Sembari menunjukkan makam Sunan Ampel dan keluarga serta santri-santrinya, pria berwajah Timur Tengah itu menjelaskan bahwa Sunan Ampel adalah sosok ulama yang merupakan keturunan dari seorang ayah yang lahir di Samarkand, salah satu negara di kawasan Asia Tengah atau tidak jauh dari Uzbekistan dan Kazakhstan.
"Ibunya adalah Dewi Chandrawulan, yakni putri dari raja Champa, salah satu negeri di kawasan Asia Tenggara. Sunan Ampel datang memenuhi tugas kemanusiaan di Tanah Jawa atas permintaan bibinya (adik ibunya), yang merupakan istri dari Raden Prabu Kertawidjaja," ucapnya.
Memiliki nama asli Sayyid Ali Rahmatullah atau akrab disapa Raden Rahmatullah, lahir di negeri ibunya pada 1401 Masehi. Alasan Sunan Ampel dihadirkan di Jawa, kata dia, karena Sunan Ampel diyakini mampu mengubah dari satu kultur pada zaman dulu, ketika terjadi degradasi moral yang tidak jauh beda dengan zaman jahiliyah karena marak pembunuhan, perampokan, pemerkosaan dan sebagainya.
Pertama kali menginjakkan kaki di Jawa, Sunan Ampel mengevaluasi apa yang menjadi langkah Syaikh Jamalluddin sebelumnya.
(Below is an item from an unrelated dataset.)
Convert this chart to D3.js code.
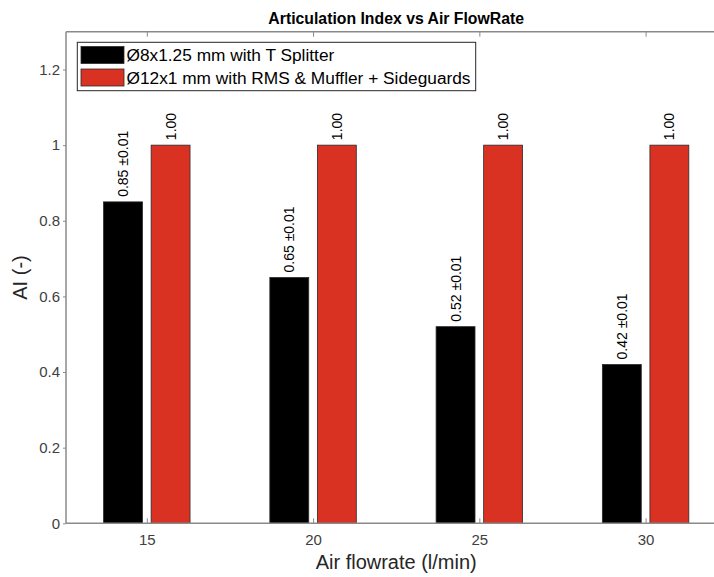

Sunan Ampel dalam dakwahnya tidak memaksa rakyat untuk kembali ke Islam, namun dilalui dengan menyentuh masyarakat dan bersosialisasi sekaligus membangun budi pekerti luhur.
"Awal yang memperbaiki dan membuat satu kemajuan yakni Sunan Ampel tidak mengajak ikut masuk agama, tapi memperbaiki budi pekerti dengan visi," tukasnya.
Sebagai seorang ulama yang giat berdakwah, Sunan Ampel mempunyai ajaran yang terkenal dengan sebutan "molimo". "Mo" berarti tidak mau, sedangkan limo adalah lima perkara, jadi "molimo" adalah tidak mau melakukan lima perkara yang terlarang.
Kelima ajaran Sunan Ampel itu adalah, "Emoh Main" (tidak mau main judi), "Emoh Ngumbi" (tidak mau minum-minuman yang memabukkan), "Emoh Madat" (tidak mau mengisap candu atau ganja), "Emoh Maling" (tidak mau mencuri atau kolusi) dan "Emoh Madon" (tidak mau main perempuan yang bukan istrinya/zina).
Lima perkara itu yang selalu dijadikan satu pegangan, hingga pada akhirnya Sunan Ampel membuat istilah lagi membangun budi pekerti luhur, karena ketika sudah dibangun budi pekertinya maka akan memiliki sopan santun, tata krama dan perilaku indah.